Customer Success: Who Should Handle Upsells?

One of the great Customer Success questions – regardless of how many answers are given or by whom – that refuses to ever actually be answered is who should handle upsells… sales or Customer Success.

This is my attempt to definitively answer this question.

For context, on Friday, May 19, 2017, I did a Customer Success Ask Me Anything (AMA) on Facebook live. It was awesome. The video is embedded below and below that is the transcript (edited for better readability) that answers the question.

Should Sales or Customer Success handle Upsells?

I was pulled into a conversation on Twitter the other day. You can follow me on Twitter. I often rant there about Customer Success stuff. You can follow me @lincolnmurphy.

Somebody posted a video and said, “This company has their salespeople handle upsells and Lincoln Murphy says that you shouldn’t have your salespeople handle upsells.” I went and watched the video and I’m like … I didn’t really want to comment on anything, but because they pulled me into it, I thought I would.

The video made me sad, actually, made me feel bad for not only the person that was in the video, but the customers of the company this person works for.
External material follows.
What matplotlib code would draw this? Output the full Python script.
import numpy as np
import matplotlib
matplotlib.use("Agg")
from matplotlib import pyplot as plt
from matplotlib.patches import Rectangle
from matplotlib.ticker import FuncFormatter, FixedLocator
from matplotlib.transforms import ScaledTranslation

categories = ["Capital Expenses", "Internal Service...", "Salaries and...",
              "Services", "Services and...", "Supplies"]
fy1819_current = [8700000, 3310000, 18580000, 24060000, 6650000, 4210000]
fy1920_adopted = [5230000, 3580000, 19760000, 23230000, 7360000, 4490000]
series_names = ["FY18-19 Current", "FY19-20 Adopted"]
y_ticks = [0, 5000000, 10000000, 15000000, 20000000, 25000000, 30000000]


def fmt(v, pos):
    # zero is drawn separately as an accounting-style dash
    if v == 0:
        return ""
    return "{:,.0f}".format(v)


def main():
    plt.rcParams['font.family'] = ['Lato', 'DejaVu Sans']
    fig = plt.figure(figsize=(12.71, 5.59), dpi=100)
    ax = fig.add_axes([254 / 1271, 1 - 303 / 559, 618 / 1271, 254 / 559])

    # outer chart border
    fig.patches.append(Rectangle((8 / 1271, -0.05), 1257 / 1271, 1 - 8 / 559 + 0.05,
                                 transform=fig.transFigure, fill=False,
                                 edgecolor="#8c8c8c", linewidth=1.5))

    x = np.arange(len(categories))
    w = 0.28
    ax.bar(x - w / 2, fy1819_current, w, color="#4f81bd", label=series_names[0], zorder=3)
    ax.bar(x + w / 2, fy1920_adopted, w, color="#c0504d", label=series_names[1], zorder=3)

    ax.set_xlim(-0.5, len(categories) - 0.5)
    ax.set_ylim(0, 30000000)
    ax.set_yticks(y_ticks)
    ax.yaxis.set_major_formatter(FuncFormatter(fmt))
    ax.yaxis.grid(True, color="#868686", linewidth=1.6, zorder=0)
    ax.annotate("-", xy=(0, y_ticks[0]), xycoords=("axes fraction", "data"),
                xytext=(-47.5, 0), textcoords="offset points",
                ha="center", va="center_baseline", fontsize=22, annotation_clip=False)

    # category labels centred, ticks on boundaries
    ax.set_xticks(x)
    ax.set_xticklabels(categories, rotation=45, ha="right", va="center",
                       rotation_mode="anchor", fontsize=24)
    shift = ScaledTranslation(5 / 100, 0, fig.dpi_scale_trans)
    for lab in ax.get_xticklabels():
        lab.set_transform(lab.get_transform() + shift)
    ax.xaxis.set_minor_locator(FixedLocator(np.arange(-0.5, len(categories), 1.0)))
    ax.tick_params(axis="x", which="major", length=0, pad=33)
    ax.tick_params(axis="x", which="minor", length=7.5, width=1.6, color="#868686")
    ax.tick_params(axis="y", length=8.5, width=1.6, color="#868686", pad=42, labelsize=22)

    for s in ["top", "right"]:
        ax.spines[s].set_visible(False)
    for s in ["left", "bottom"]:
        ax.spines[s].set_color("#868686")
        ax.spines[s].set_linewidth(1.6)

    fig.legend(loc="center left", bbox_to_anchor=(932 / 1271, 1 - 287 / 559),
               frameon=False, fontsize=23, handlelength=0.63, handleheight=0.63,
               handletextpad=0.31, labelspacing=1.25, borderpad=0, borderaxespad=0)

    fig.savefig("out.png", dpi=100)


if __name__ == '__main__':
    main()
Because this person had a very, very antiquated view of Customer Success.

They said things like, “We don’t want our Customer Success people handling upsells, because they shouldn’t be hounding our customers for dollars. That’s sales job”. And I’m like, “No, that’s not anybody’s job!”
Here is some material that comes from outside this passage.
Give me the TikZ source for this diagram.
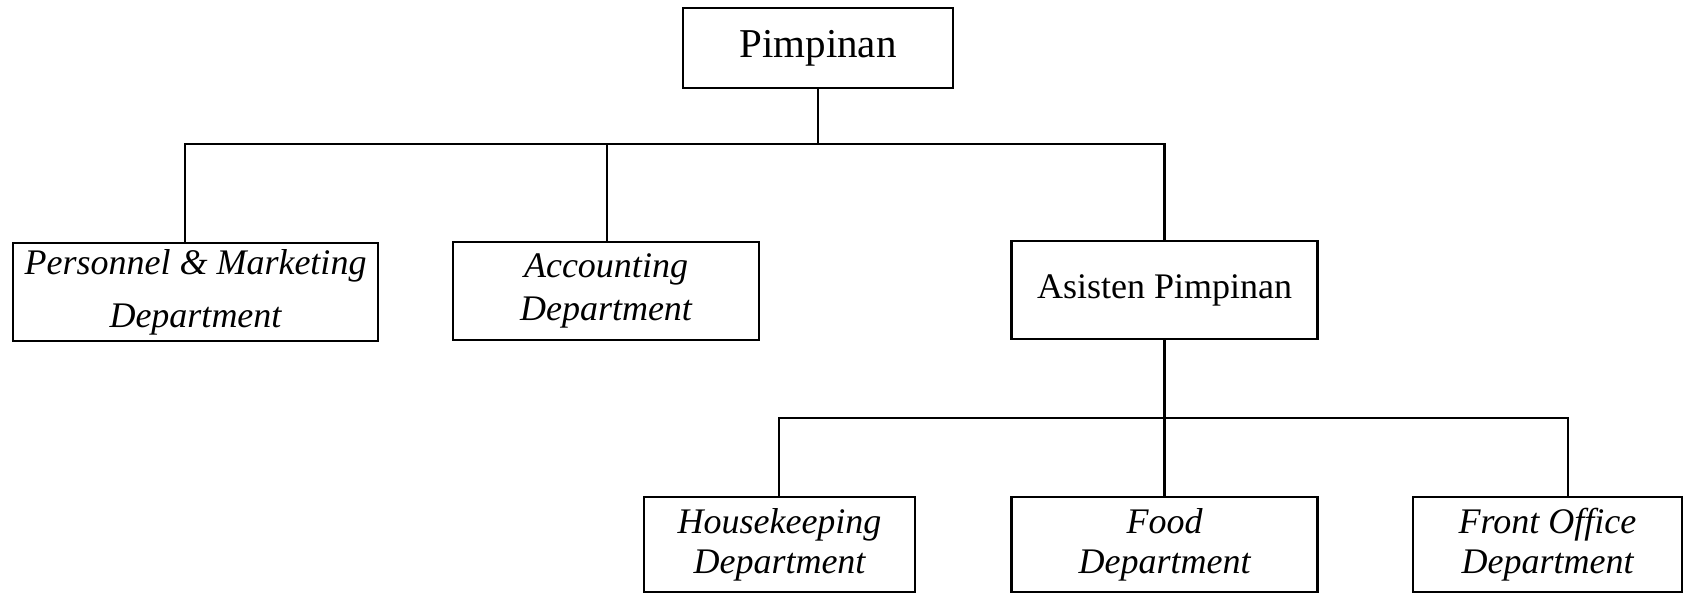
\documentclass[tikz,border=0pt]{standalone}
\usepackage{fontspec}
\setmainfont{Liberation Serif}
\begin{document}
\begin{tikzpicture}[x=0.5pt,y=-0.5pt,
  box/.style={draw,line width=1.1pt,rectangle,inner sep=0pt,align=center},
  conn/.style={line width=1.1pt},
  dept/.style={box,font=\itshape\fontsize{18}{21.5}\selectfont}]
\useasboundingbox (0,0) rectangle (1689,594);
\node[box,minimum width=135pt,minimum height=40pt,font=\fontsize{20.5}{24}\selectfont] (pim) at (818,48) {Pimpinan};
\node[dept,minimum width=182.5pt,minimum height=49pt,font=\itshape\fontsize{18}{26.5}\selectfont] (pers) at (195.5,292) {Personnel \& Marketing\\Department};
\node[dept,minimum width=153pt,minimum height=49pt] (acc) at (606,291) {Accounting\\Department};
\node[box,minimum width=153pt,minimum height=49pt,font=\fontsize{18}{22}\selectfont] (asis) at (1164.5,290) {Asisten Pimpinan};
\node[dept,minimum width=135.5pt,minimum height=47.5pt,font=\itshape\fontsize{18}{20}\selectfont] (house) at (779.5,544.5) {Housekeeping\\Department};
\node[dept,minimum width=153pt,minimum height=47.5pt,font=\itshape\fontsize{18}{20}\selectfont] (food) at (1164.5,544.5) {Food\\Department};
\node[dept,minimum width=134.5pt,minimum height=47.5pt,font=\itshape\fontsize{18}{20}\selectfont] (front) at (1547.5,544.5) {Front Office\\Department};
\coordinate (bL) at (185,144);
\coordinate (bM) at (607,144);
\coordinate (bR) at (1164.5,144);
\coordinate (cL) at (779,418);
\coordinate (cR) at (1568,418);
\draw[conn] (pim.south) -- (pim.south |- bL);
\draw[conn] (bL |- pers.north) -- (bL) -- (bR) -- (asis.north);
\draw[conn] (bM) -- (bM |- acc.north);
\draw[conn] (asis.south) -- (food.north);
\draw[conn] (cL |- house.north) -- (cL) -- (cR) -- (cR |- front.north);
\end{tikzpicture}
\end{document}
Nobody should be hounding your customers for money. That’s such a bad view.

And the reason I say this is antiquated is, we get this idea of Customer Success having this trusted relationship with the customer and that if we ask the customer to buy more, taking upsell, that somehow that’s gonna hurt trustworthy customers. And, because of that, you know, let’s go ahead and let the sales organization do that.

I don’t understand that.

Sales shouldn’t be doing things that hurt trust with customers. Asking the customer to buy more shouldn’t be something that hurts trust with customers because you have to understand that expansion – which includes upsells as well as renewal is part of the customer’s ever-evolving journey towards their Desired Outcome.

Our customers are always changing. They’re always growing. In order for our customers to achieve that Desired Outcome: their required outcome, the business outcome that they’re looking for, plus the way that is appropriate for them. In order to do that, they’re probably going to have to buy more from us right? They’re gonna have to add capacity. They’re gonna have to take add-ons. They’re gonna have to buy services. Just to sort of stay with them as they grow.

That’s Customer Success.

And if you have Customer Success Managers (CSM) that don’t want to sell, that’s a way to get them to buy into this concept. Because it’s true. If you want to make your customers successful, they’re gonna have to renew. They’re going to have to buy more. That’s part of the journey towards the Desired Outcome. You know, we think of a one year contract, we think of a month to month contract, really. A month to month subscription agreement.

We think of this as being somewhat meaningful to you know, between us and the customer. But the reality is, this is some arbitrary time box that we created. It’s just the financial relationship that says every year, you’re gonna pay us this much. And, you know, we’ll renew it and renegotiate the terms or whatever. Or every month we’re gonna charge your credit card this much.

That has absolutely nothing to do with success, right? So we need to stop thinking about success as being tied to this arbitrary time box. We need to think about success as being something that occurs really with the customer on their own cadence. Right? Customers achieve success on their own cadence on their own timeframe. And, that may or may not fit within this nice little contract or this nice little subscription that we have of you.

So, in order to get them to achieve their Desired Outcome, in order to achieve that required outcome that they have in the way they need to achieve it within their Appropriate Experience. They’re going to have to buy more over time. That’s just reality.

So, that’s what makes our customers successful. And if you’re thinking about it in some way of like, “Well, I don’t want to hound our customers for money,” because you’re thinking about trying, that upsells are really us shoving product and services onto our customers that really don’t need it. Well, you shouldn’t be doing that. That’s not what expansion should be in a Customer Success-driven company. Okay?

So I just kind of wanted to address that. Because they’re a lot of people out there that call themselves Customer Success leaders that have really old antiquated views of what Customer Success is. So, this discipline that they’re needing, they probably shouldn’t be until they can sort of change their understanding of Customer Success.

And yeah, Customer Success being something that really, you know, is five or six years old in terms of maturity. But even that, if you’re looking at it as what you learn five or six or three years ago, things have evolved. Things are changing. You gotta stay current on this stuff. And that’s why I’m doing this today.